I just found out that one of my longstanding clients died today. I am left with sadness and a curious sensation that I do not have the standard outlets of grief. Having clients, I suppose is similar to having colleagues. Our relationships are based on the work that we do. We forge friendships which have a particular container.
Given that my work has mostly been one on one with people, the friendships that I have with my clients are intimate and they stand alone. In this moment as I am thinking about this person who was so dear to me for many years, I have no one to cry with, no one to remember her with, no one to talk about just how special I felt to have her in my life. It strikes me as rather strange. But perhaps this is just how death is. The emptiness that is there when a person is no longer with us is universal, only the particulars vary.

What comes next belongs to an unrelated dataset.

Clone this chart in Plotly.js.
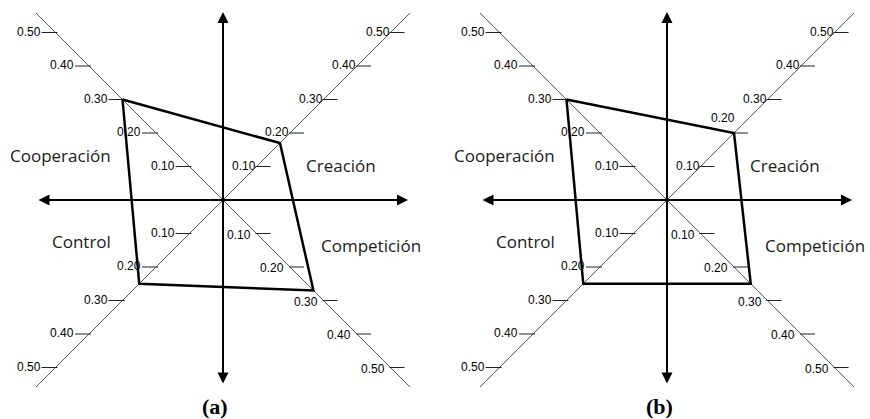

In my case, today, I have this space that I’ve created here on the internet. And I am grateful for it. To have a little place to carve out some time for grieving, is important in this world of ours that tries so desperately to ignore sadness and grief. As this friend of mine has been facing today for the past few months (she was diagnosed with cancer and knew that her days were most likely few), I too have been considering these moments that I am now living. I interpret them with my own ideas of death and of spirit and sometimes I just wonder how all those ideas measure up to the reality of it all.
That’s another funny thing about the sort of intimacy with strangers that typifies the Pilates instructor’s relationship to her (or his) clients: while there is a closeness, there is also a clear boundary. That makes it easy for me to hold a space in my heart for this friend to just be what she needs to be and die how she needs to die. I have no demands of her, I have no expectations other than for her to be herself in life and in death. Which also makes the grief itself feel rather vacuous.
All I know is that she is gone and I cannot believe it. I cannot imagine that my son will not see her again. Her’s was one of the first names that he said, he was always so happy to see her, and she him. And while I made sure to write her a letter, so that I would not think of words unsaid and so that she would know of my love for her as she faced a great challenge, I am left with a small regret. She wanted to give my son a little present, something from her purse that he and she would look at every time she was in the studio. And when she offered, I said no, not yet. Surely we will see you again.
Saying goodbye is strangely indefinite. Even in the most definite of cases. As in all aspects of life all we can do is our best and trust our hearts to do the rest.